+++ Given data +++

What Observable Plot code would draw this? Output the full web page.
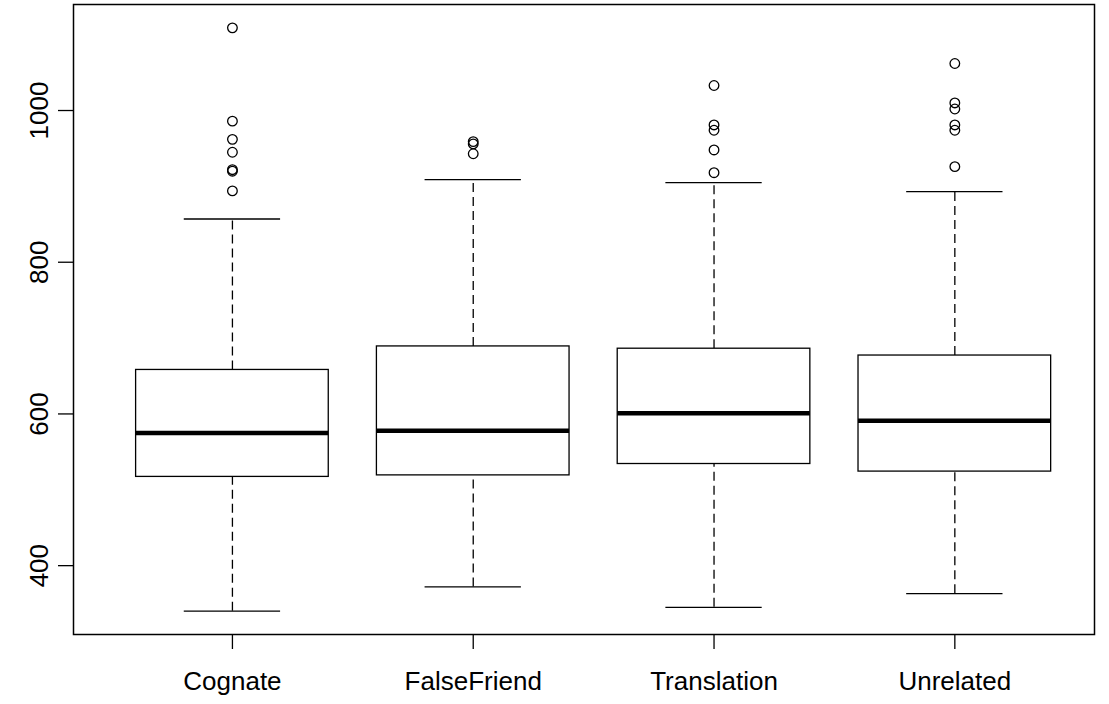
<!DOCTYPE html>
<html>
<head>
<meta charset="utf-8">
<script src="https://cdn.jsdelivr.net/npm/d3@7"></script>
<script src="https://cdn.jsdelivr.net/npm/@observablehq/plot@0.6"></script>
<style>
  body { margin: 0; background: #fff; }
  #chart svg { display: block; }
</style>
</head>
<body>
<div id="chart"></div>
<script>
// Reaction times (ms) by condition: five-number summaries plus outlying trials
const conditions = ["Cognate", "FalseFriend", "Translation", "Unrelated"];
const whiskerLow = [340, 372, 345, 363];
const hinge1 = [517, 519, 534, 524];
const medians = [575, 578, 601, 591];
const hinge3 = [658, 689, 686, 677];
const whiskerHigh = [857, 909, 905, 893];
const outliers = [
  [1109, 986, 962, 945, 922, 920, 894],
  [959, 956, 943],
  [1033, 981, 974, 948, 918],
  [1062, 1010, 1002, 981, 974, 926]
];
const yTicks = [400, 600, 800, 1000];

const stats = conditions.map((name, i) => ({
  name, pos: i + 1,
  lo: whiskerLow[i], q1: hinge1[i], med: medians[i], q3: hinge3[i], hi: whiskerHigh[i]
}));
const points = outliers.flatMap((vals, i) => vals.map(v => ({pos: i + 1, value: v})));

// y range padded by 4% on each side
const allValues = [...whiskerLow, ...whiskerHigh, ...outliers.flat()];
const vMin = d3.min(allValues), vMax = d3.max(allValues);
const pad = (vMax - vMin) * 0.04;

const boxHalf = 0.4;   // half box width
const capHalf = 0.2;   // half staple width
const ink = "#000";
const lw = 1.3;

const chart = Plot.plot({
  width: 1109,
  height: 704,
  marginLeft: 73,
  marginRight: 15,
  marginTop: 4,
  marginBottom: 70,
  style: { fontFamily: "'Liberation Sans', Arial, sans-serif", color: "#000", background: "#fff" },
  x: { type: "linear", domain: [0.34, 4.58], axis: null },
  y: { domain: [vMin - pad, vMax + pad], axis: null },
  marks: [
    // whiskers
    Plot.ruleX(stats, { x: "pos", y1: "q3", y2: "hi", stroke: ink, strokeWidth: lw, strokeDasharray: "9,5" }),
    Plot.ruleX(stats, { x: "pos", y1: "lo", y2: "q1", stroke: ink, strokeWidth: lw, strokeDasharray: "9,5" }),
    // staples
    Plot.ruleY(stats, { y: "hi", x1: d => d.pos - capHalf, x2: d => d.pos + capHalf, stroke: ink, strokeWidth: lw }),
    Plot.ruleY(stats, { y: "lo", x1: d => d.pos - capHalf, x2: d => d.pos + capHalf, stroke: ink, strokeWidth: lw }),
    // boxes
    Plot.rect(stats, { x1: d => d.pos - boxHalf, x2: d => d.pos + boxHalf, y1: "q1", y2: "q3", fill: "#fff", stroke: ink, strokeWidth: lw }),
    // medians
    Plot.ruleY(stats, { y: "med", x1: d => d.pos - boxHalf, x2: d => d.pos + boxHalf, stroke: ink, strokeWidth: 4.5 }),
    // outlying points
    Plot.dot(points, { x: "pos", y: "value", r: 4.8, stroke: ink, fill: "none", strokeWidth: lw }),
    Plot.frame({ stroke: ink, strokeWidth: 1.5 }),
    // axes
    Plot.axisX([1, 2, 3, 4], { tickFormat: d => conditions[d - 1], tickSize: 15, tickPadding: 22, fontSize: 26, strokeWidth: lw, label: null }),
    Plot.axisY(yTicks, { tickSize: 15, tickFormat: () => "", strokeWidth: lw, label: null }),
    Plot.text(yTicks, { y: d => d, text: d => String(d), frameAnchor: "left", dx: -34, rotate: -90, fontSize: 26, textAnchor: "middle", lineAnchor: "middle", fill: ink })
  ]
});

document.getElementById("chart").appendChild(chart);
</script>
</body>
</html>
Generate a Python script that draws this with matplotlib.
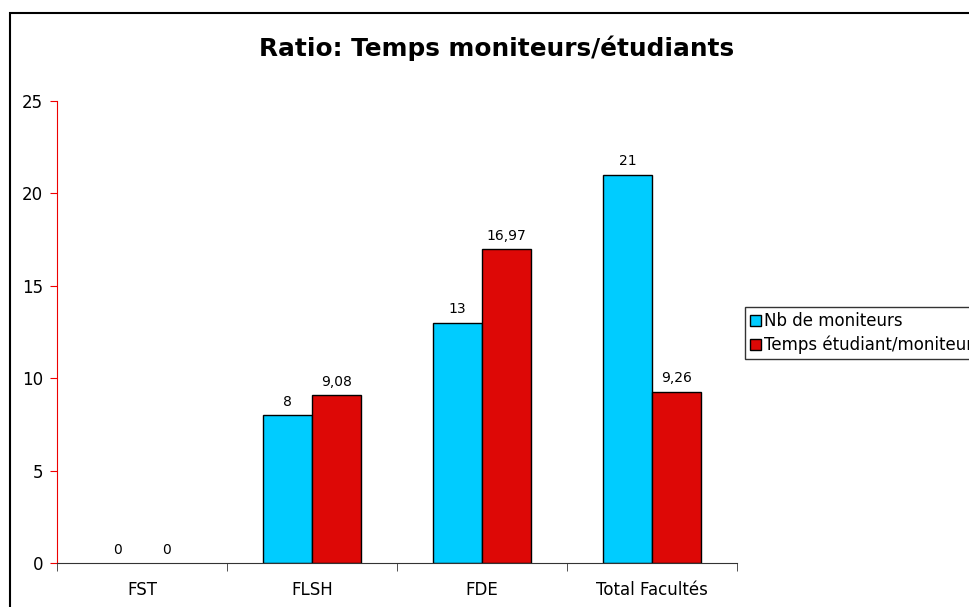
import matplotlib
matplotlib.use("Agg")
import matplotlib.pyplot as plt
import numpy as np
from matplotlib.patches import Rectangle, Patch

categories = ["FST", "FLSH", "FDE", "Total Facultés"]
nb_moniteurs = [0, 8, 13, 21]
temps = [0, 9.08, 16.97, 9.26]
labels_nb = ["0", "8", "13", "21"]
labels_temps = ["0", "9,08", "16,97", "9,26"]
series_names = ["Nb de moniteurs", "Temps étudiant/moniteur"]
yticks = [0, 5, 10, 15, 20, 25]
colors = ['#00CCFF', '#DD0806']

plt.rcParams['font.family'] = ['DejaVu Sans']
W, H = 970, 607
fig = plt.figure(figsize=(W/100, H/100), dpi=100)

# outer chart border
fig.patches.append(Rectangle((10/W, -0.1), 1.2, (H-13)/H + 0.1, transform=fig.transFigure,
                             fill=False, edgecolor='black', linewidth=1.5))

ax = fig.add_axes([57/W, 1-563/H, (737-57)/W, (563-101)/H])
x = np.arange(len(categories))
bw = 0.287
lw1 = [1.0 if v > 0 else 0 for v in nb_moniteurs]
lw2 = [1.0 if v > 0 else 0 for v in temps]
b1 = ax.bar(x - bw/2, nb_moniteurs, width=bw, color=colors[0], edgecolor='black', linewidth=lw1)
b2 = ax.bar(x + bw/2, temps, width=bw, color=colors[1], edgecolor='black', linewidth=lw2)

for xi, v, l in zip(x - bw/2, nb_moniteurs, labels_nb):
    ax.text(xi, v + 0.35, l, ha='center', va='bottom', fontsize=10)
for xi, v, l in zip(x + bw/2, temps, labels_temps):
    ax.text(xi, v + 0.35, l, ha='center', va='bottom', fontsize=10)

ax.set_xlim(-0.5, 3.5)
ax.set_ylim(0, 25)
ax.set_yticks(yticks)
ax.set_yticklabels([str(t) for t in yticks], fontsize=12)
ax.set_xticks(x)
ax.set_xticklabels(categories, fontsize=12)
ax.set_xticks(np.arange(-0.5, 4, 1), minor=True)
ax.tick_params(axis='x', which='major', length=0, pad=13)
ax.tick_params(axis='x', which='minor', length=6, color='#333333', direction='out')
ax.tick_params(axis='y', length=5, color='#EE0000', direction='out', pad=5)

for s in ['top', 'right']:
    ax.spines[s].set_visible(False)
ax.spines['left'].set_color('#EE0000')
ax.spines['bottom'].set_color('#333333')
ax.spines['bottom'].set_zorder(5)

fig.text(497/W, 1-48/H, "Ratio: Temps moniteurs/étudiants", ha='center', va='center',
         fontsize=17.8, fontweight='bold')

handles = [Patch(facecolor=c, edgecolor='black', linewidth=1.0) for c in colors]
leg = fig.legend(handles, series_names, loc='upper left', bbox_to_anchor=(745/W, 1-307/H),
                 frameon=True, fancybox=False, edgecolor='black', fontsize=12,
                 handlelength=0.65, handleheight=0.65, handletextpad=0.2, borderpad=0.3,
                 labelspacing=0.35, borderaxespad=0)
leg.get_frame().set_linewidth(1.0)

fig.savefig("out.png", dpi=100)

+++

Pictures are excluded; copy all other data exactly as shown.

What Observable Plot code would draw this? Output the full web page.
<!DOCTYPE html>
<html>
<head>
<meta charset="utf-8">
<script src="https://cdn.jsdelivr.net/npm/d3@7"></script>
<script src="https://cdn.jsdelivr.net/npm/@observablehq/plot@0.6"></script>
<style>
  body { margin: 0; background: #fff; }
  #chart svg { display: block; }
</style>
</head>
<body>
<div id="chart"></div>
<script>
// Reaction times (ms) by condition: five-number summaries plus outlying trials
const conditions = ["Cognate", "FalseFriend", "Translation", "Unrelated"];
const whiskerLow = [340, 372, 345, 363];
const hinge1 = [517, 519, 534, 524];
const medians = [575, 578, 601, 591];
const hinge3 = [658, 689, 686, 677];
const whiskerHigh = [857, 909, 905, 893];
const outliers = [
  [1109, 986, 962, 945, 922, 920, 894],
  [959, 956, 943],
  [1033, 981, 974, 948, 918],
  [1062, 1010, 1002, 981, 974, 926]
];
const yTicks = [400, 600, 800, 1000];

const stats = conditions.map((name, i) => ({
  name, pos: i + 1,
  lo: whiskerLow[i], q1: hinge1[i], med: medians[i], q3: hinge3[i], hi: whiskerHigh[i]
}));
const points = outliers.flatMap((vals, i) => vals.map(v => ({pos: i + 1, value: v})));

// y range padded by 4% on each side
const allValues = [...whiskerLow, ...whiskerHigh, ...outliers.flat()];
const vMin = d3.min(allValues), vMax = d3.max(allValues);
const pad = (vMax - vMin) * 0.04;

const boxHalf = 0.4;   // half box width
const capHalf = 0.2;   // half staple width
const ink = "#000";
const lw = 1.3;

const chart = Plot.plot({
  width: 1109,
  height: 704,
  marginLeft: 73,
  marginRight: 15,
  marginTop: 4,
  marginBottom: 70,
  style: { fontFamily: "'Liberation Sans', Arial, sans-serif", color: "#000", background: "#fff" },
  x: { type: "linear", domain: [0.34, 4.58], axis: null },
  y: { domain: [vMin - pad, vMax + pad], axis: null },
  marks: [
    // whiskers
    Plot.ruleX(stats, { x: "pos", y1: "q3", y2: "hi", stroke: ink, strokeWidth: lw, strokeDasharray: "9,5" }),
    Plot.ruleX(stats, { x: "pos", y1: "lo", y2: "q1", stroke: ink, strokeWidth: lw, strokeDasharray: "9,5" }),
    // staples
    Plot.ruleY(stats, { y: "hi", x1: d => d.pos - capHalf, x2: d => d.pos + capHalf, stroke: ink, strokeWidth: lw }),
    Plot.ruleY(stats, { y: "lo", x1: d => d.pos - capHalf, x2: d => d.pos + capHalf, stroke: ink, strokeWidth: lw }),
    // boxes
    Plot.rect(stats, { x1: d => d.pos - boxHalf, x2: d => d.pos + boxHalf, y1: "q1", y2: "q3", fill: "#fff", stroke: ink, strokeWidth: lw }),
    // medians
    Plot.ruleY(stats, { y: "med", x1: d => d.pos - boxHalf, x2: d => d.pos + boxHalf, stroke: ink, strokeWidth: 4.5 }),
    // outlying points
    Plot.dot(points, { x: "pos", y: "value", r: 4.8, stroke: ink, fill: "none", strokeWidth: lw }),
    Plot.frame({ stroke: ink, strokeWidth: 1.5 }),
    // axes
    Plot.axisX([1, 2, 3, 4], { tickFormat: d => conditions[d - 1], tickSize: 15, tickPadding: 22, fontSize: 26, strokeWidth: lw, label: null }),
    Plot.axisY(yTicks, { tickSize: 15, tickFormat: () => "", strokeWidth: lw, label: null }),
    Plot.text(yTicks, { y: d => d, text: d => String(d), frameAnchor: "left", dx: -34, rotate: -90, fontSize: 26, textAnchor: "middle", lineAnchor: "middle", fill: ink })
  ]
});

document.getElementById("chart").appendChild(chart);
</script>
</body>
</html>
Generate a Python script that draws this with matplotlib.
import matplotlib
matplotlib.use("Agg")
import matplotlib.pyplot as plt
import numpy as np
from matplotlib.patches import Rectangle, Patch

categories = ["FST", "FLSH", "FDE", "Total Facultés"]
nb_moniteurs = [0, 8, 13, 21]
temps = [0, 9.08, 16.97, 9.26]
labels_nb = ["0", "8", "13", "21"]
labels_temps = ["0", "9,08", "16,97", "9,26"]
series_names = ["Nb de moniteurs", "Temps étudiant/moniteur"]
yticks = [0, 5, 10, 15, 20, 25]
colors = ['#00CCFF', '#DD0806']

plt.rcParams['font.family'] = ['DejaVu Sans']
W, H = 970, 607
fig = plt.figure(figsize=(W/100, H/100), dpi=100)

# outer chart border
fig.patches.append(Rectangle((10/W, -0.1), 1.2, (H-13)/H + 0.1, transform=fig.transFigure,
                             fill=False, edgecolor='black', linewidth=1.5))

ax = fig.add_axes([57/W, 1-563/H, (737-57)/W, (563-101)/H])
x = np.arange(len(categories))
bw = 0.287
lw1 = [1.0 if v > 0 else 0 for v in nb_moniteurs]
lw2 = [1.0 if v > 0 else 0 for v in temps]
b1 = ax.bar(x - bw/2, nb_moniteurs, width=bw, color=colors[0], edgecolor='black', linewidth=lw1)
b2 = ax.bar(x + bw/2, temps, width=bw, color=colors[1], edgecolor='black', linewidth=lw2)

for xi, v, l in zip(x - bw/2, nb_moniteurs, labels_nb):
    ax.text(xi, v + 0.35, l, ha='center', va='bottom', fontsize=10)
for xi, v, l in zip(x + bw/2, temps, labels_temps):
    ax.text(xi, v + 0.35, l, ha='center', va='bottom', fontsize=10)

ax.set_xlim(-0.5, 3.5)
ax.set_ylim(0, 25)
ax.set_yticks(yticks)
ax.set_yticklabels([str(t) for t in yticks], fontsize=12)
ax.set_xticks(x)
ax.set_xticklabels(categories, fontsize=12)
ax.set_xticks(np.arange(-0.5, 4, 1), minor=True)
ax.tick_params(axis='x', which='major', length=0, pad=13)
ax.tick_params(axis='x', which='minor', length=6, color='#333333', direction='out')
ax.tick_params(axis='y', length=5, color='#EE0000', direction='out', pad=5)

for s in ['top', 'right']:
    ax.spines[s].set_visible(False)
ax.spines['left'].set_color('#EE0000')
ax.spines['bottom'].set_color('#333333')
ax.spines['bottom'].set_zorder(5)

fig.text(497/W, 1-48/H, "Ratio: Temps moniteurs/étudiants", ha='center', va='center',
         fontsize=17.8, fontweight='bold')

handles = [Patch(facecolor=c, edgecolor='black', linewidth=1.0) for c in colors]
leg = fig.legend(handles, series_names, loc='upper left', bbox_to_anchor=(745/W, 1-307/H),
                 frameon=True, fancybox=False, edgecolor='black', fontsize=12,
                 handlelength=0.65, handleheight=0.65, handletextpad=0.2, borderpad=0.3,
                 labelspacing=0.35, borderaxespad=0)
leg.get_frame().set_linewidth(1.0)

fig.savefig("out.png", dpi=100)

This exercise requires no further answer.